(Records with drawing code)
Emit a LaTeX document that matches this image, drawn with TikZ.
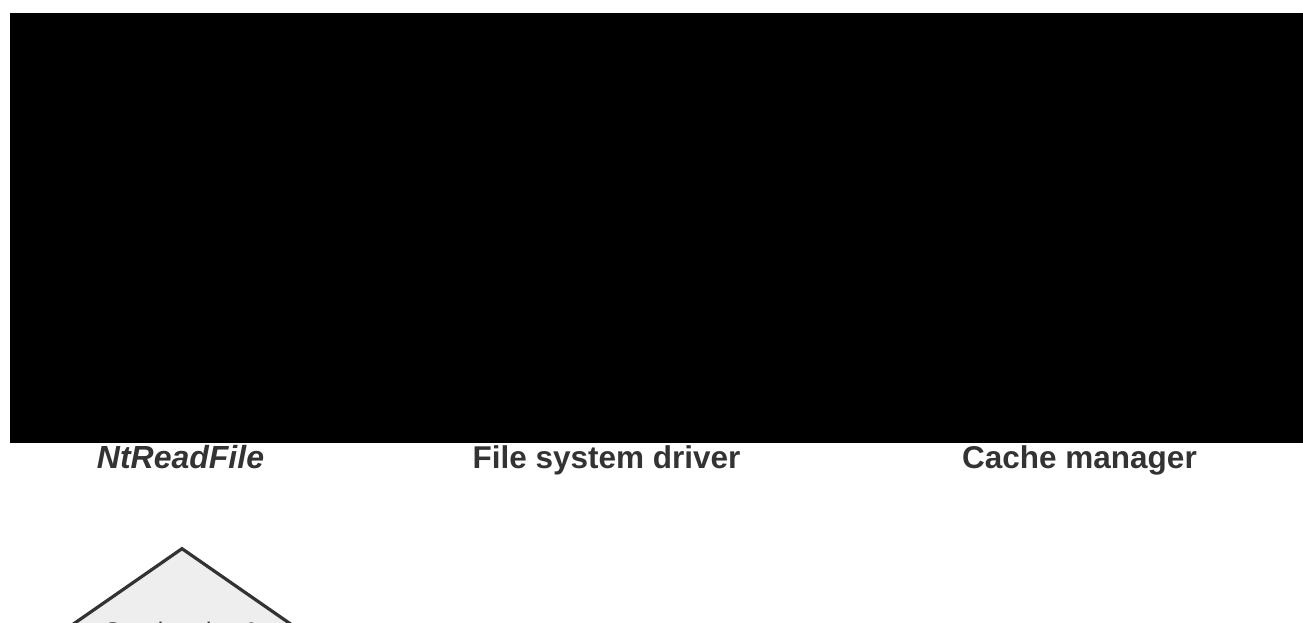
\documentclass[tikz,border=0pt]{standalone}
\usepackage{fontspec}
\setmainfont{Liberation Sans}
\usetikzlibrary{shapes.geometric}
\definecolor{ink}{HTML}{333333}
\definecolor{paper}{HTML}{EEEEEE}
\begin{document}
\begin{tikzpicture}[x=1pt,y=1pt,
  lane/.style={font=\fontsize{31.5}{36}\selectfont\bfseries, text=ink, anchor=base, inner sep=0pt},
  banner/.style={fill=black, inner sep=0pt, anchor=south west},
  decision/.style={diamond, draw=ink, fill=paper, line width=3.2pt, minimum width=230pt, minimum height=160pt, inner sep=0pt},
  dtext/.style={font=\fontsize{24}{28}\selectfont, text=ink, anchor=north, inner sep=0pt, align=center}]
\clip (0,0) rectangle (1303,623);
\useasboundingbox (0,0) rectangle (1303,623);
\node[banner, minimum width=1293pt, minimum height=430pt] (band) at (10,180) {};
\node[lane, font=\fontsize{32}{36}\selectfont\bfseries\itshape] (nt) at (180.5,154) {NtReadFile};
\node[lane] (fsd) at (606.5,154) {File system driver};
\node[lane] (cm) at (1079.5,154) {Cache manager};
\node[decision] (q) at (182,-5) {};
\node[dtext] (qt) at (182,1) {Synchronize \&\\cached data?};
\end{tikzpicture}
\end{document}
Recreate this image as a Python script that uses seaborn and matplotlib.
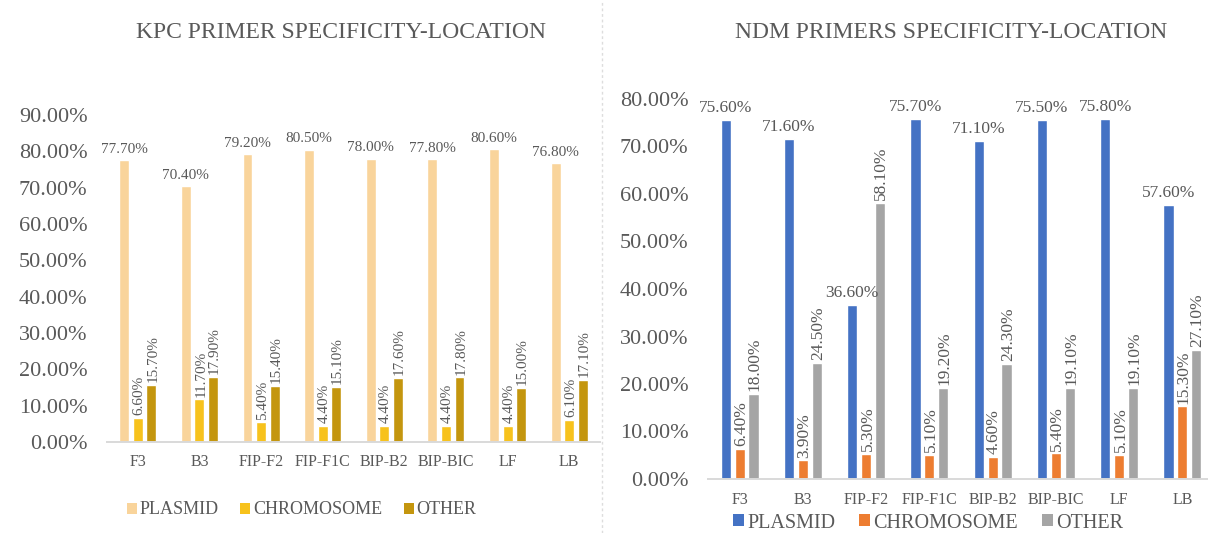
import numpy as np
import pandas as pd
import matplotlib
matplotlib.use("Agg")
import matplotlib.pyplot as plt
from matplotlib.patches import Patch
from matplotlib.lines import Line2D
import seaborn as sns

# Primer regions (shared by both panels)
primers = ["F3", "B3", "FIP-F2", "FIP-F1C", "BIP-B2", "BIP-BIC", "LF", "LB"]
locations = ["PLASMID", "CHROMOSOME", "OTHER"]

# KPC primer hits by location (%)
kpc_plasmid = [77.7, 70.4, 79.2, 80.5, 78.0, 77.8, 80.6, 76.8]
kpc_chromosome = [6.6, 11.7, 5.4, 4.4, 4.4, 4.4, 4.4, 6.1]
kpc_other = [15.7, 17.9, 15.4, 15.1, 17.6, 17.8, 15.0, 17.1]

# NDM primer hits by location (%)
ndm_plasmid = [75.6, 71.6, 36.6, 75.7, 71.1, 75.5, 75.8, 57.6]
ndm_chromosome = [6.4, 3.9, 5.3, 5.1, 4.6, 5.4, 5.1, 15.3]
ndm_other = [18.0, 24.5, 58.1, 19.2, 24.3, 19.1, 19.1, 27.1]

kpc_title = "KPC PRIMER SPECIFICITY-LOCATION"
ndm_title = "NDM PRIMERS SPECIFICITY-LOCATION"

kpc_colors = ["#F9D49B", "#F7C21C", "#C4960E"]
ndm_colors = ["#4472C4", "#ED7D31", "#A5A5A5"]

TEXT = "#595959"
FONT = ["Liberation Serif", "DejaVu Serif"]

sns.set_theme(style="white")
plt.rcParams["font.family"] = FONT


def long_frame(series):
    rows = []
    for loc, vals in zip(locations, series):
        for p, v in zip(primers, vals):
            rows.append({"primer": p, "location": loc, "value": v / 100.0})
    return pd.DataFrame(rows)


def draw_panel(ax, series, colors, ymax, ystep, label_size):
    df = long_frame(series)
    sns.barplot(data=df, x="primer", y="value", hue="location",
                order=primers, hue_order=locations, palette=colors,
                width=0.66, gap=0.27, saturation=1, legend=False,
                errorbar=None, ax=ax)
    ax.set_xlim(-0.5, len(primers) - 0.5)
    ax.set_ylim(0, ymax)
    ax.set_yticks(np.arange(0, ymax + 1e-9, ystep))
    ax.yaxis.set_major_formatter(matplotlib.ticker.FuncFormatter(
        lambda v, _: f"{v * 100:.2f}%"))
    ax.set_xlabel("")
    ax.set_ylabel("")
    for s in ["top", "right", "left"]:
        ax.spines[s].set_visible(False)
    ax.spines["bottom"].set_color("#D9D9D9")
    ax.spines["bottom"].set_linewidth(1.4)
    ax.tick_params(axis="y", length=0, pad=14, labelsize=16, labelcolor=TEXT)
    ax.tick_params(axis="x", length=0, pad=9, labelsize=11.5, labelcolor=TEXT)
    ax.grid(False)
    ax.patch.set_alpha(0)

    # value labels: plasmid horizontal, the others rotated
    for k, (cont, vals) in enumerate(zip(ax.containers, series)):
        for bar, v in zip(cont.patches, vals):
            x = bar.get_x() + bar.get_width() / 2
            h = bar.get_height()
            if k == 0:
                ax.annotate(f"{v:.2f}%", (x, h), xytext=(0, 3),
                            textcoords="offset points", ha="center",
                            va="bottom", fontsize=label_size, color=TEXT,
                            annotation_clip=False)
            else:
                ax.annotate(f"{v:.2f}%", (x, h), xytext=(1, 2),
                            textcoords="offset points", ha="center",
                            va="bottom", rotation=90, fontsize=label_size,
                            color=TEXT, annotation_clip=False)


fig = plt.figure(figsize=(12.08, 5.33), dpi=100)
fig.patch.set_facecolor("white")

W, H = 1208.0, 533.0
# left panel: x 107..600 px, y 0% at 442 px, 90% at 115 px
ax1 = fig.add_axes([107 / W, 1 - 442 / H, (600 - 107) / W, (442 - 115) / H])
# right panel: x 708..1214 px, y 0% at 479 px, 80% at 99 px
ax2 = fig.add_axes([708 / W, 1 - 479 / H, (1214 - 708) / W, (479 - 99) / H])

draw_panel(ax1, [kpc_plasmid, kpc_chromosome, kpc_other], kpc_colors,
           0.9, 0.1, 11)
draw_panel(ax2, [ndm_plasmid, ndm_chromosome, ndm_other], ndm_colors,
           0.8, 0.1, 12.5)

fig.text(341 / W, 1 - 33 / H, kpc_title, ha="center", va="center",
         fontsize=17, color=TEXT)
fig.text(951 / W, 1 - 33 / H, ndm_title, ha="center", va="center",
         fontsize=17, color=TEXT)

# faint divider between the two charts
fig.add_artist(Line2D([602 / W, 602 / W], [0, 1], transform=fig.transFigure,
                      color="#DDDDDD", linewidth=1, linestyle=(0, (2, 2))))

h1 = [Patch(facecolor=c, edgecolor="none") for c in kpc_colors]
fig.legend(h1, locations, loc="center left",
           bbox_to_anchor=(127 / W, 1 - 510 / H), ncol=3, frameon=False,
           fontsize=13, handlelength=0.55, handleheight=0.55,
           handletextpad=0.15, columnspacing=1.2, labelcolor=TEXT,
           borderaxespad=0, borderpad=0)

h2 = [Patch(facecolor=c, edgecolor="none") for c in ndm_colors]
fig.legend(h2, locations, loc="center left",
           bbox_to_anchor=(733 / W, 1 - 523 / H), ncol=3, frameon=False,
           fontsize=14.5, handlelength=0.55, handleheight=0.55,
           handletextpad=0.15, columnspacing=1.2, labelcolor=TEXT,
           borderaxespad=0, borderpad=0)

fig.savefig("out.png", dpi=100, facecolor="white")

■ Direction ■
Write out the records above exactly as they stand, leaving out every picture.

■ Full output ■
Emit a LaTeX document that matches this image, drawn with TikZ.
\documentclass[tikz,border=0pt]{standalone}
\usepackage{fontspec}
\setmainfont{Liberation Sans}
\usetikzlibrary{shapes.geometric}
\definecolor{ink}{HTML}{333333}
\definecolor{paper}{HTML}{EEEEEE}
\begin{document}
\begin{tikzpicture}[x=1pt,y=1pt,
  lane/.style={font=\fontsize{31.5}{36}\selectfont\bfseries, text=ink, anchor=base, inner sep=0pt},
  banner/.style={fill=black, inner sep=0pt, anchor=south west},
  decision/.style={diamond, draw=ink, fill=paper, line width=3.2pt, minimum width=230pt, minimum height=160pt, inner sep=0pt},
  dtext/.style={font=\fontsize{24}{28}\selectfont, text=ink, anchor=north, inner sep=0pt, align=center}]
\clip (0,0) rectangle (1303,623);
\useasboundingbox (0,0) rectangle (1303,623);
\node[banner, minimum width=1293pt, minimum height=430pt] (band) at (10,180) {};
\node[lane, font=\fontsize{32}{36}\selectfont\bfseries\itshape] (nt) at (180.5,154) {NtReadFile};
\node[lane] (fsd) at (606.5,154) {File system driver};
\node[lane] (cm) at (1079.5,154) {Cache manager};
\node[decision] (q) at (182,-5) {};
\node[dtext] (qt) at (182,1) {Synchronize \&\\cached data?};
\end{tikzpicture}
\end{document}
Recreate this image as a Python script that uses seaborn and matplotlib.
import numpy as np
import pandas as pd
import matplotlib
matplotlib.use("Agg")
import matplotlib.pyplot as plt
from matplotlib.patches import Patch
from matplotlib.lines import Line2D
import seaborn as sns

# Primer regions (shared by both panels)
primers = ["F3", "B3", "FIP-F2", "FIP-F1C", "BIP-B2", "BIP-BIC", "LF", "LB"]
locations = ["PLASMID", "CHROMOSOME", "OTHER"]

# KPC primer hits by location (%)
kpc_plasmid = [77.7, 70.4, 79.2, 80.5, 78.0, 77.8, 80.6, 76.8]
kpc_chromosome = [6.6, 11.7, 5.4, 4.4, 4.4, 4.4, 4.4, 6.1]
kpc_other = [15.7, 17.9, 15.4, 15.1, 17.6, 17.8, 15.0, 17.1]

# NDM primer hits by location (%)
ndm_plasmid = [75.6, 71.6, 36.6, 75.7, 71.1, 75.5, 75.8, 57.6]
ndm_chromosome = [6.4, 3.9, 5.3, 5.1, 4.6, 5.4, 5.1, 15.3]
ndm_other = [18.0, 24.5, 58.1, 19.2, 24.3, 19.1, 19.1, 27.1]

kpc_title = "KPC PRIMER SPECIFICITY-LOCATION"
ndm_title = "NDM PRIMERS SPECIFICITY-LOCATION"

kpc_colors = ["#F9D49B", "#F7C21C", "#C4960E"]
ndm_colors = ["#4472C4", "#ED7D31", "#A5A5A5"]

TEXT = "#595959"
FONT = ["Liberation Serif", "DejaVu Serif"]

sns.set_theme(style="white")
plt.rcParams["font.family"] = FONT


def long_frame(series):
    rows = []
    for loc, vals in zip(locations, series):
        for p, v in zip(primers, vals):
            rows.append({"primer": p, "location": loc, "value": v / 100.0})
    return pd.DataFrame(rows)


def draw_panel(ax, series, colors, ymax, ystep, label_size):
    df = long_frame(series)
    sns.barplot(data=df, x="primer", y="value", hue="location",
                order=primers, hue_order=locations, palette=colors,
                width=0.66, gap=0.27, saturation=1, legend=False,
                errorbar=None, ax=ax)
    ax.set_xlim(-0.5, len(primers) - 0.5)
    ax.set_ylim(0, ymax)
    ax.set_yticks(np.arange(0, ymax + 1e-9, ystep))
    ax.yaxis.set_major_formatter(matplotlib.ticker.FuncFormatter(
        lambda v, _: f"{v * 100:.2f}%"))
    ax.set_xlabel("")
    ax.set_ylabel("")
    for s in ["top", "right", "left"]:
        ax.spines[s].set_visible(False)
    ax.spines["bottom"].set_color("#D9D9D9")
    ax.spines["bottom"].set_linewidth(1.4)
    ax.tick_params(axis="y", length=0, pad=14, labelsize=16, labelcolor=TEXT)
    ax.tick_params(axis="x", length=0, pad=9, labelsize=11.5, labelcolor=TEXT)
    ax.grid(False)
    ax.patch.set_alpha(0)

    # value labels: plasmid horizontal, the others rotated
    for k, (cont, vals) in enumerate(zip(ax.containers, series)):
        for bar, v in zip(cont.patches, vals):
            x = bar.get_x() + bar.get_width() / 2
            h = bar.get_height()
            if k == 0:
                ax.annotate(f"{v:.2f}%", (x, h), xytext=(0, 3),
                            textcoords="offset points", ha="center",
                            va="bottom", fontsize=label_size, color=TEXT,
                            annotation_clip=False)
            else:
                ax.annotate(f"{v:.2f}%", (x, h), xytext=(1, 2),
                            textcoords="offset points", ha="center",
                            va="bottom", rotation=90, fontsize=label_size,
                            color=TEXT, annotation_clip=False)


fig = plt.figure(figsize=(12.08, 5.33), dpi=100)
fig.patch.set_facecolor("white")

W, H = 1208.0, 533.0
# left panel: x 107..600 px, y 0% at 442 px, 90% at 115 px
ax1 = fig.add_axes([107 / W, 1 - 442 / H, (600 - 107) / W, (442 - 115) / H])
# right panel: x 708..1214 px, y 0% at 479 px, 80% at 99 px
ax2 = fig.add_axes([708 / W, 1 - 479 / H, (1214 - 708) / W, (479 - 99) / H])

draw_panel(ax1, [kpc_plasmid, kpc_chromosome, kpc_other], kpc_colors,
           0.9, 0.1, 11)
draw_panel(ax2, [ndm_plasmid, ndm_chromosome, ndm_other], ndm_colors,
           0.8, 0.1, 12.5)

fig.text(341 / W, 1 - 33 / H, kpc_title, ha="center", va="center",
         fontsize=17, color=TEXT)
fig.text(951 / W, 1 - 33 / H, ndm_title, ha="center", va="center",
         fontsize=17, color=TEXT)

# faint divider between the two charts
fig.add_artist(Line2D([602 / W, 602 / W], [0, 1], transform=fig.transFigure,
                      color="#DDDDDD", linewidth=1, linestyle=(0, (2, 2))))

h1 = [Patch(facecolor=c, edgecolor="none") for c in kpc_colors]
fig.legend(h1, locations, loc="center left",
           bbox_to_anchor=(127 / W, 1 - 510 / H), ncol=3, frameon=False,
           fontsize=13, handlelength=0.55, handleheight=0.55,
           handletextpad=0.15, columnspacing=1.2, labelcolor=TEXT,
           borderaxespad=0, borderpad=0)

h2 = [Patch(facecolor=c, edgecolor="none") for c in ndm_colors]
fig.legend(h2, locations, loc="center left",
           bbox_to_anchor=(733 / W, 1 - 523 / H), ncol=3, frameon=False,
           fontsize=14.5, handlelength=0.55, handleheight=0.55,
           handletextpad=0.15, columnspacing=1.2, labelcolor=TEXT,
           borderaxespad=0, borderpad=0)

fig.savefig("out.png", dpi=100, facecolor="white")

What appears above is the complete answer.